Kimberly Spice —
Ginny Allen has loved riding motorcycles for years with not one accident to date and she attributes her success through her diligence in education.
“I’m knocking on wood right now,” Allen told The Bulletin. “I’ve never had an accident. I work, live and drive in Downtown Toronto all the time. My strong belief is that it’s not the motorcycle that’s dangerous it’s the rider.
I can see a whole lot of reasons that these accidents are happening out there from people getting far too powerful motorcycles, to them not getting the proper training, to drinking and riding. Just about half of accidents are single vehicle accidents.”
Allen has been interested in driving everything, but because her family was cautious with regards to her safety, she did not have the opportunity to ride a bike until she left home, and once she did obtain her licence, she kept it a secret for five years.
While taking her motorcycle preparation course to get her full M licence, she was recruited by the training organization becoming an instructor in 2003. She quickly realized that for things to be done the way she wanted, she should have her own school.
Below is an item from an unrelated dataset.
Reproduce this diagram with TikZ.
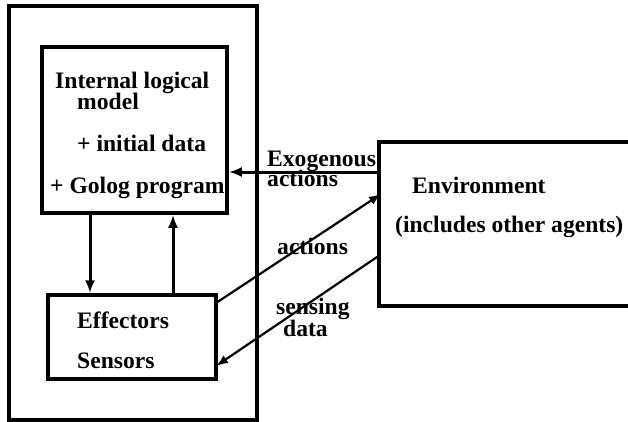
\documentclass[tikz,border=0pt]{standalone}
\usepackage{fontspec}
\setmainfont{Liberation Serif}
\usetikzlibrary{arrows.meta}
\newcommand{\twolines}[4]{\vtop{\baselineskip=#1\lineskiplimit=-30pt\hbox{#2}\hbox{\hspace*{#3}#4}}}
\begin{document}
\begin{tikzpicture}[x=1pt,y=-1pt,
  box/.style={draw,line width=3.5pt,rectangle,inner sep=0pt},
  lbl/.style={inner sep=0pt,anchor=base west,font=\fontsize{23.6}{26}\selectfont\bfseries},
  heavyarr/.style={line width=3pt,-{Latex[length=13pt,width=10pt]}},
  lightarr/.style={line width=2.2pt,-{Latex[length=12pt,width=9pt]}}]
\useasboundingbox (0,0) rectangle (628,422);
\clip (0,0) rectangle (628,422);
\node[box,minimum width=248pt,minimum height=414pt] (outer) at (133,213) {};
\node[box,minimum width=185pt,minimum height=166pt] (logic) at (134.5,130) {};
\node[box,minimum width=168pt,minimum height=84pt] (eff) at (132,337) {};
\node[box,minimum width=270pt,minimum height=164pt] (env) at (514,224) {};
% texts
\node[lbl] (t1) at (55,89) {\twolines{21pt}{Internal logical}{22pt}{model}};
\node[lbl] (t3) at (77,152) {+ initial data};
\node[lbl] (t4) at (50,193) {+ Golog program};
\node[lbl] (t5) at (267,167) {\twolines{20pt}{Exogenous}{0pt}{actions}};
\node[lbl] (t7) at (277,254) {actions};
\node[lbl] (t8) at (276,314) {\twolines{22pt}{sensing}{7pt}{data}};
\node[lbl] (t10) at (77,328) {Effectors};
\node[lbl] (t11) at (77,368) {Sensors};
\node[lbl] (t12) at (412,193) {Environment};
\node[lbl] (t13) at (395,232) {(includes other agents)};
% connector endpoints
\coordinate (d1) at (logic.south -| 90,0);
\coordinate (d2) at (eff.north -| 90,0);
\coordinate (u1) at (eff.north -| 173,0);
\coordinate (u2) at (logic.south -| 173,0);
\coordinate (x1) at (env.west |- 0,172);
\coordinate (x2) at (logic.east |- 0,172);
\coordinate (a1) at (216,303);
\coordinate (a2) at (381,194);
\coordinate (s1) at (380,255);
\coordinate (s2) at (216,366);
\draw[heavyarr] (d1) -- (d2);
\draw[heavyarr] (u1) -- (u2);
\draw[heavyarr] (x1) -- (x2);
\draw[lightarr] (a1) -- (a2);
\draw[lightarr] (s1) -- (s2);
\end{tikzpicture}
\end{document}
“I moved up the ranks and became the top person at the school,” said Allen. “I left for another school and then I thought I’m going to do this myself and have my own school. If people have the proper knowledge and skills they can be safe but if they don’t get it then there are problems.”
Consulting people about her business idea provided little support but it brought Allen to a point where she had to make a firm decision.
The result was to forge ahead with her motorcycle training school. She started with a curriculum that took two years to write.
The next step was Ministry of Transportation approval, which was successful after a lot of red tape, and finally launched her business in 2013.
Learning to ride is open to a wide demographic, one thing she finds as one of the most enjoyable aspects.
“It’s so wonderful about the world of motorcycling,” stated Allen. “It cuts through the demographic and that’s one thing I love about my job and teaching people to ride.”
Although every trip has been fun and exciting Allen’s most memorable time was in 2014 when Ontario Tourism hired Allen to be part of their campaign of learning to ride a bike in a year. She travelled though Ontario with a couple being followed by a camera crew.
This educational, not-for-profit, business provides a complete learning environment to produce safe and responsible motorcycle drivers in the community as well as outside of Toronto.
Allen, single and in her 30s, also believes strongly in adopting rescue animals and currently owns a golden retriever Poppy, who she adopted on Remembrance Day, and three cats referring to her residence as the Animal House.
Acting—plus being a writer and a comedian—is another passion. Since the start of her school this has been put on the back burner, but she plans on going back to the stage this coming winter.
The Queen and Bathurst resident also works for The Ministry of Transportation Ontario (MTO) and Drive Test working as a trainer to their examiners.